Was the October 2011 killing of Libyan dictator Muammar Gaddafi amid a crowd of insurgents in fact a professional hit by French intelligence services — with an assist from Syrian strongman Bashar Assad? That’s the speculation that has emerged from overlapping European media reports in recent weeks, suggesting Gaddafi’s death may have been a bid to prevent him from revealing damaging secrets about the government of former French President Nicolas Sarkozy.

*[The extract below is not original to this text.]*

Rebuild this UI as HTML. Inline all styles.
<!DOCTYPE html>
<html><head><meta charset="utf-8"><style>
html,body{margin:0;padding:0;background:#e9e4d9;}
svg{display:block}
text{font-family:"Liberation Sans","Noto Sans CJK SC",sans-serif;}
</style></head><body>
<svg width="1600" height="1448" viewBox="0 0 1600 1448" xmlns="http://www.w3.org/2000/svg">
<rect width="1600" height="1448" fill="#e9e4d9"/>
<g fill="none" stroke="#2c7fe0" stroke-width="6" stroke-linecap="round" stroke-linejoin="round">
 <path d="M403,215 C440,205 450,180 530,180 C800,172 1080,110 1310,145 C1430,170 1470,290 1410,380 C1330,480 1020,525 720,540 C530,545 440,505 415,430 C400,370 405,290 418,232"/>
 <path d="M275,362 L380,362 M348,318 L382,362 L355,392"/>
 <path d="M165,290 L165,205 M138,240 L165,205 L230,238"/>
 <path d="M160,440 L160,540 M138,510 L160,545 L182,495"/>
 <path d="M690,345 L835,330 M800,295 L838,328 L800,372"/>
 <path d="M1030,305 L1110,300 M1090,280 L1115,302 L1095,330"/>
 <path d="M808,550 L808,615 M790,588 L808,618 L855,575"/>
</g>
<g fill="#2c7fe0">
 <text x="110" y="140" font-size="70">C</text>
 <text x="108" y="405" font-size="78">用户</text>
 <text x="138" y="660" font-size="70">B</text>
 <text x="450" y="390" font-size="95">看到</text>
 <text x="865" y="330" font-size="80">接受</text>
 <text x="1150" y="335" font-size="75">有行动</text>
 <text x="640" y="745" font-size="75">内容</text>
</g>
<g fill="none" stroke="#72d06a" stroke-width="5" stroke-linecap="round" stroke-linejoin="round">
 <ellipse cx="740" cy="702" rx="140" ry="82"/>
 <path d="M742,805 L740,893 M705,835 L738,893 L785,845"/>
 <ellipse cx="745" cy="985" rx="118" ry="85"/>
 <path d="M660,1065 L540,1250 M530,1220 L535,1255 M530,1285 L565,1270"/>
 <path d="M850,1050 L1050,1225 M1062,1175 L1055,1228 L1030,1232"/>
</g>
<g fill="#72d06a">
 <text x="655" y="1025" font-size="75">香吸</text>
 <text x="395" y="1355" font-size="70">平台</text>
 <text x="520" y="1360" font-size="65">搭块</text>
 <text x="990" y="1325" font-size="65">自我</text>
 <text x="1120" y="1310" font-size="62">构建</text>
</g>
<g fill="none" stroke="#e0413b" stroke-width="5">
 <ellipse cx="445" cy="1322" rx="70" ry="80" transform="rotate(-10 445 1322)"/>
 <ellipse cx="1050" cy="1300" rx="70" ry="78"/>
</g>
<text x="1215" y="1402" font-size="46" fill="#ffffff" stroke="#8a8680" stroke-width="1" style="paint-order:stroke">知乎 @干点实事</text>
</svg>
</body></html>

That speculation arose from a Sept. 29 article by Italian daily Corriere della Sera looking into recent claims by former Libyan official Mahmoud Jibril. Jibril, an opposition leader who served as Prime Minister for Libya’s transitional government, told Egypt’s Dream TV on Sept. 26 that “a foreign agent had been infiltrated into the revolutionary brigades to kill Colonel Gaddafi,” who at the time was on the run in western Libya. The Italian report goes on to quote an unidentified European diplomat arguing that the assassination-bent spy had to be French — noting that France and its then President Sarkozy had much to lose if Gaddafi had been allowed to go public with their secret dealings.

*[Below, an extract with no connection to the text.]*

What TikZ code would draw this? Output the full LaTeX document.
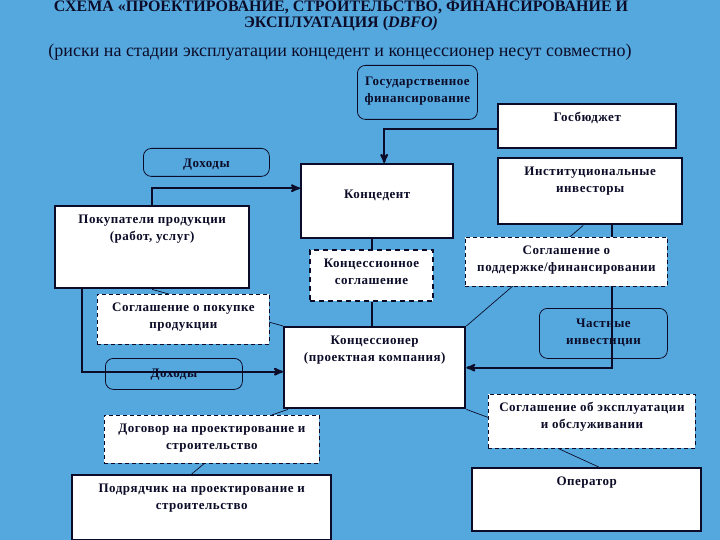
\documentclass[tikz,border=0pt]{standalone}
\usepackage{fontspec}
\setmainfont{Liberation Serif}
\newfontfamily\boxfont[LetterSpace=4]{Liberation Serif}
\usetikzlibrary{arrows}
\usetikzlibrary{positioning}
\pgfdeclarelayer{bg}
\pgfsetlayers{bg,main}
\definecolor{ink}{RGB}{12,12,40}
\definecolor{skyedge}{RGB}{84,168,222}
\definecolor{skymid}{RGB}{98,198,247}
\tikzset{
    block/.style={
           rectangle,
           draw=ink, line width=2.4pt,
           fill=white,
           inner sep=0pt,
           text=ink,
           font=\boxfont\bfseries\fontsize{13}{17}\selectfont,
           },
    deal/.style={
           block,
           line width=0.8pt,
           dash pattern=on 4pt off 3pt,
           },
    flow/.style={
           rectangle,
           rounded corners=8pt,
           draw=ink, line width=0.8pt,
           inner sep=0pt,
           text=ink,
           font=\boxfont\bfseries\fontsize{13}{17}\selectfont,
           },
    feed/.style={draw=ink, line width=2pt},
    link/.style={draw=ink, line width=0.7pt},
}
\newcommand{\boxtxt}[4][17pt]{\parbox[c][#3][t]{#2}{\centering\rule{0pt}{#1}#4}}

\begin{document}
\begin{tikzpicture}[x=1pt,y=-1pt,>=stealth']
 \useasboundingbox (0,0) rectangle (720,540);
 \begin{pgfonlayer}{bg}
  \shade[left color=skyedge, middle color=skymid, right color=skyedge]
    (0,0) rectangle (720,540);
  % rounded boxes stay under the lines
  \node[flow, anchor=north west] (gosfin) at (357,65)
    {\boxtxt[20pt]{120pt}{54pt}{Государственное\\финансирование}};
  \node[flow, anchor=north west] (incometop) at (143,148)
    {\boxtxt[19pt]{126pt}{28pt}{Доходы}};
  \node[flow, anchor=north west] (private) at (539,308)
    {\boxtxt[19pt]{128pt}{50pt}{Частные\\инвестиции}};
  \node[flow, anchor=north west] (incomelow) at (105,358)
    {\boxtxt[19pt]{137pt}{31pt}{Доходы}};
 \end{pgfonlayer}

 % headings
 \node[text=ink, align=center, inner sep=0pt,
   font=\bfseries\fontsize{16}{16}\selectfont] (title) at (341,16)
   {СХЕМА «ПРОЕКТИРОВАНИЕ, СТРОИТЕЛЬСТВО, ФИНАНСИРОВАНИЕ И\\
    ЭКСПЛУАТАЦИЯ (\textit{DBFO)}};
 \node[text=ink, inner sep=0pt, font=\fontsize{18}{20}\selectfont]
   (subtitle) at (340,52)
   {(риски на стадии эксплуатации концедент и концессионер несут совместно)};

 % parties and agreements
 \node[block, anchor=north west] (budget) at (497,103)
   {\boxtxt{178pt}{44pt}{Госбюджет}};
 \node[block, anchor=north west] (investors) at (497,157)
   {\boxtxt{184pt}{66pt}{Институциональные\\инвесторы}};
 \node[deal, anchor=north west] (support) at (465,237)
   {\boxtxt{202pt}{49pt}{Соглашение о\\поддержке/финансировании}};
 \node[block, anchor=north west] (grantor) at (300,163)
   {\boxtxt[34pt]{152pt}{74pt}{Концедент}};
 \node[block, anchor=north west] (buyers) at (54,205)
   {\boxtxt{194pt}{82pt}{Покупатели продукции\\(работ, услуг)}};
 \node[deal, line width=2pt, dash pattern=on 5pt off 4pt, anchor=north west]
   (agreement) at (309,249)
   {\boxtxt{123pt}{51pt}{Концессионное\\соглашение}};
 \node[block, anchor=north west] (spv) at (283,326)
   {\boxtxt{181pt}{81pt}{Концессионер\\(проектная компания)}};
 \node[deal, anchor=north west] (purchase) at (97,294)
   {\boxtxt{172pt}{50pt}{Соглашение о покупке\\продукции}};
 \node[deal, anchor=north west] (dbcontract) at (104,415)
   {\boxtxt{215pt}{48pt}{Договор на проектирование и\\строительство}};
 \node[block, anchor=north west] (builder) at (71,474)
   {\boxtxt{259pt}{65pt}{Подрядчик на проектирование и\\строительство}};
 \node[deal, anchor=north west] (omcontract) at (488,394)
   {\boxtxt{207pt}{54pt}{Соглашение об эксплуатации\\и обслуживании}};
 \node[block, anchor=north west] (operator) at (471,467)
   {\boxtxt{229pt}{63pt}{Оператор}};

 % lines go under the white boxes
 \begin{pgfonlayer}{bg}
  \draw[feed,->] ([yshift=-3pt]budget.west) -| ([xshift=7pt]grantor.north);
  \draw[feed,->] (buyers.north) |- ([yshift=13pt]grantor.west);
  \draw[feed] (agreement.north) -- (agreement.north |- grantor.south);
  \draw[feed] (agreement.south) -- (agreement.south |- spv.north);
  \draw[feed,->] ([xshift=22pt]investors.south) |- (spv.east);
  \draw[feed,->] ([xshift=28pt]buyers.south west) |- ([yshift=-4pt]spv.west);
  \draw[link] (buyers.south) -- (spv.north west);
  \draw[link] ([xshift=-7pt]investors.south) -- (spv.north east);
  \draw[link] ([xshift=5pt]spv.south west) -- ([xshift=-48pt]dbcontract.north east);
  \draw[link] ([xshift=-8pt]dbcontract.south) -- ([xshift=-10pt]builder.north);
  \draw[link] (spv.south east) -- ([yshift=4pt]omcontract.west);
  \draw[link] ([xshift=-33pt]omcontract.south) -- ([xshift=12pt]operator.north);
 \end{pgfonlayer}
\end{tikzpicture}
\end{document}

Why would France be more vulnerable than other nations that also dealt with Libya under the unsavory Gaddafi? In large part because of Sarkozy’s once cozy relationship with the Libyan. Just three months into his presidency, Sarkozy persuaded Gaddafi to release five Bulgarian health workers who had been imprisoned for years in Libya on what were considered bogus charges that they’d intentionally infected children with HIV. That bargain took place amid murky financial and diplomatic transactions. Later, Sarkozy hosted Gaddafi during a high-profile state visit to Paris — a trip that was supposed to serve as the reformed Libyan’s return to polite global company, but which turned into an embarrassing fiasco for France. That was when the pair’s friendship began to sour; it ended entirely when Sarkozy spearheaded the NATO operation that resulted in Gaddafi’s ouster. It was during those hostilities that Gaddafi intimates repeatedly aired claims that the dictator had provided illegal funds to finance Sarkozy’s 2007 presidential campaign. Sarkozy has steadfastly denied those charges, though they have continued to dog him.

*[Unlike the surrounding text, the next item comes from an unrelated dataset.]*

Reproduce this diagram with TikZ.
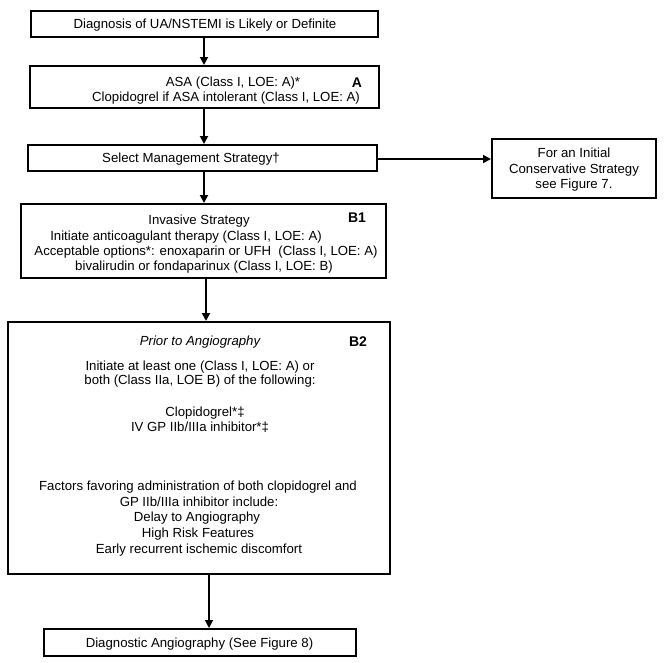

But even if Paris may have had motives for taking Gaddafi out, did it also have the means and opportunity? Perhaps so, according to the British Daily Telegraph. On Sept. 30 it published a story quoting the former head of rebel intelligence services as stating Syria helped France locate Gaddafi in his final hiding place. According to the story, Syrian President Assad offered to give Sarkozy the secret satellite phone number of Assad’s friend and fellow tyrant Gaddafi in exchange for Paris’ letting up on Damascus’ attempts to violently smother its own domestic uprising.

Under this theory, rather than stumbling upon Gaddafi cowering in a concrete drainpipe in Sirte, Libyan rebels were directed to the area after French intelligence had tracked Gaddafi down via his satellite phone. In the chaos surrounding his capture, shots were fired that ended the dictator’s life — though even cell-phone video taken at the scene doesn’t reveal who actually killed the bloodied despot.

Doubts about who did may grow further still, with news preceding the reports crediting a French intelligence operative. On Sept. 25, the young Libyan rebel fighter whom many people considered responsible for Gaddafi’s capture and killing died in a Paris hospital from injuries suffered during his July abduction by Gaddafi loyalists. All these new developments concerning Gaddafi’s last days and minutes raise new questions about exactly who brought them to an end.